STATED EXERCISE
Retype the opening lines of the data exactly, stopping after the line that contains "import * as". Skip every picture.

>> START SUPPLIED INFORMATION

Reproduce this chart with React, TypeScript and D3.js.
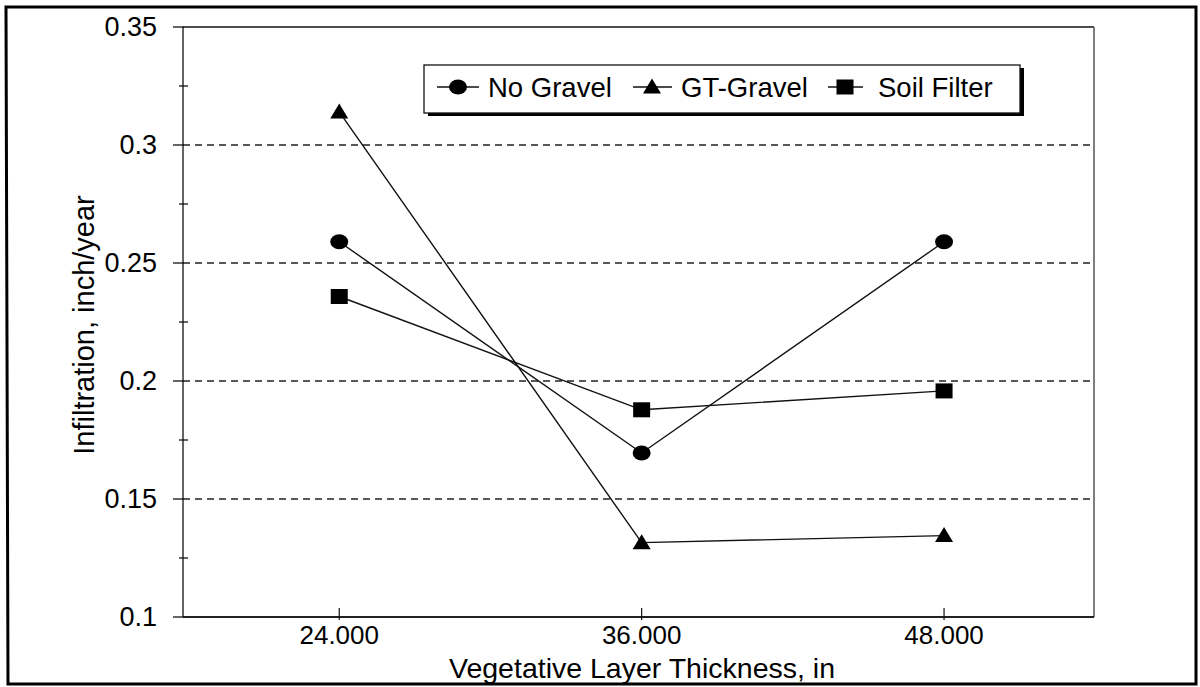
import React from "react";
import * as d3 from "d3";

const thickness = [24, 36, 48];
const xTickLabels = ["24.000", "36.000", "48.000"];
const noGravel = [0.259, 0.1695, 0.259];
const gtGravel = [0.314, 0.1315, 0.1345];
const soilFilter = [0.2358, 0.1878, 0.1958];
const yTicks = [0.1, 0.15, 0.2, 0.25, 0.3, 0.35];
const yTickLabels = ["0.1", "0.15", "0.2", "0.25", "0.3", "0.35"];
const yMinorTicks = [0.125, 0.175, 0.225, 0.275, 0.325];
const gridValues = [0.15, 0.2, 0.25, 0.3];

const seriesNames = ["No Gravel", "GT-Gravel", "Soil Filter"];
const seriesValues = [noGravel, gtGravel, soilFilter];
const seriesMarkers = ["circle", "triangle", "square"];

const FONT = "'Liberation Sans', Arial, sans-serif";

function Marker({ type, x, y }: { type: string; x: number; y: number }) {
  if (type === "circle") return <ellipse cx={x} cy={y} rx={9} ry={7.5} fill="#000" />;
  if (type === "square") return <rect x={x - 8.5} y={y - 7.5} width={17} height={15} fill="#000" />;
  return <path d={`M${x},${y - 8.5} L${x + 9},${y + 6.5} L${x - 9},${y + 6.5} Z`} fill="#000" />;
}

export default function App() {
  const W = 1200, H = 687;
  const left = 183, right = 1094, top = 27, bottom = 617;
  const x = d3.scaleLinear().domain([17.8, 53.95]).range([left, right]);
  const y = d3.scaleLinear().domain([0.1, 0.35]).range([bottom, top]);
  const line = d3.line<number>().x((_, i) => x(thickness[i])).y((d) => y(d));

  const legendItems = [
    { mx: 458, tx: 488, l1: 437, l2: 479 },
    { mx: 652, tx: 681, l1: 633, l2: 672 },
    { mx: 845, tx: 878, l1: 828, l2: 863 },
  ];

  return (
    <svg width={W} height={H} style={{ position: "absolute", left: 0, top: 0, background: "#fff" }} fontFamily={FONT}>
      <rect x={0} y={0} width={W} height={H} fill="#fff" />
      {/* outer frame */}
      <path d={`M8,684 L6,7 L1196,7 L1196,684 Z`} fill="none" stroke="#000" strokeWidth={3} />

      {/* gridlines */}
      {gridValues.map((v) => (
        <line key={v} x1={left} x2={right} y1={y(v)} y2={y(v)} stroke="#222" strokeWidth={1.3} strokeDasharray="7,5" />
      ))}

      {/* plot frame */}
      <line x1={left} x2={right} y1={top} y2={top} stroke="#111" strokeWidth={1.3} />
      <line x1={right} x2={right} y1={top} y2={bottom} stroke="#555" strokeWidth={1.5} />
      <line x1={left} x2={left} y1={top} y2={bottom} stroke="#111" strokeWidth={1.3} />
      <line x1={left} x2={right} y1={bottom} y2={bottom} stroke="#222" strokeWidth={1.8} />

      {/* y ticks */}
      {yTicks.map((v, i) => (
        <g key={v}>
          <line x1={left - 10} x2={left + 1} y1={y(v)} y2={y(v)} stroke="#111" strokeWidth={1.3} />
          <text x={157} y={y(v)} dy="0.35em" textAnchor="end" fontSize={27} fill="#000">
            {yTickLabels[i]}
          </text>
        </g>
      ))}
      {yMinorTicks.map((v) => (
        <line key={v} x1={left - 4} x2={left + 5} y1={y(v)} y2={y(v)} stroke="#111" strokeWidth={1.3} />
      ))}

      {/* x ticks */}
      {thickness.map((t, i) => (
        <g key={t}>
          <line x1={x(t)} x2={x(t)} y1={bottom - 9} y2={bottom + 3} stroke="#111" strokeWidth={1.2} />
          <text x={x(t)} y={635} dy="0.35em" textAnchor="middle" fontSize={26} fill="#000">
            {xTickLabels[i]}
          </text>
        </g>
      ))}

      {/* axis titles */}
      <text x={642} y={668} dy="0.35em" textAnchor="middle" fontSize={28.5} fill="#000">
        Vegetative Layer Thickness, in
      </text>
      <text transform={`translate(84,325) rotate(-90)`} dy="0.35em" textAnchor="middle" fontSize={29} fill="#000">
        Infiltration, inch/year
      </text>

      {/* series */}
      {seriesValues.map((vals, si) => (
        <g key={seriesNames[si]}>
          <path d={line(vals) || ""} fill="none" stroke="#111" strokeWidth={1.4} />
          {vals.map((v, i) => (
            <Marker key={i} type={seriesMarkers[si]} x={x(thickness[i])} y={y(v)} />
          ))}
        </g>
      ))}

      {/* legend */}
      <rect x={428} y={68} width={596} height={48} fill="#000" />
      <rect x={424} y={65} width={596} height={48} fill="#fff" stroke="#111" strokeWidth={1.3} />
      {legendItems.map((it, i) => (
        <g key={i}>
          <line x1={it.l1} x2={it.l2} y1={87} y2={87} stroke="#111" strokeWidth={1.4} />
          <Marker type={seriesMarkers[i]} x={it.mx} y={87} />
          <text x={it.tx} y={87} dy="0.35em" fontSize={27.5} fill="#000">
            {seriesNames[i]}
          </text>
        </g>
      ))}
    </svg>
  );
}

>> END SUPPLIED INFORMATION

EXERCISE OUTPUT
Reproduce this chart with React, TypeScript and D3.js.
import React from "react";
import * as d3 from "d3";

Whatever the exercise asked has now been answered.